Here is the complete solution (you may need to tilt your head):

If you can't tell from the picture, now if water drops from the ceiling, it will no longer hit Ralph (or anyone else) because it just goes in the funnel. Where does it go from there? Down the plastic tubing. But then where does the water go, just on the floor? Heavens no. It goes in the yogurt container. But how is the tubing kept on the wall so that it doesn't just flail around the room? That's easy. It is paper clipped to the screw he installed in the wall. At the time of the installation, our landlord had run fresh out of duct tape, other wise he would have duct-taped the tubing to the funnel--and he recommended we did so, admittedly that would have made for an even cleaner solution. But doesn't Olive like to play with the tubing? And doesn't Oscar knock over the yogurt container full of nasty water? Yes, but we just yell at them.

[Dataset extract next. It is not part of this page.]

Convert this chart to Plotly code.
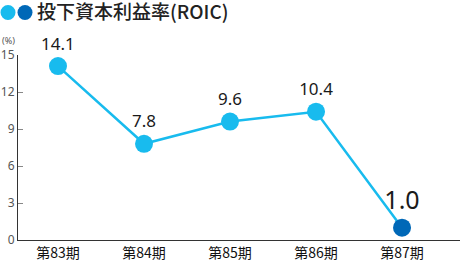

At the installation in mid-February, we were promised the solution was "temporary." If you know a foreign language, or even some pidgin languages, you know that "temporary" can mean lots of things. For example, in Greece, it means "until after the holidays". Our landlord's use of 'temporary' means roughly: "until I get my hands on some more duct-tape". One could recommend that I fix it instead of waiting for the landlord, but remember we're renting, so we can't really be held that responsible.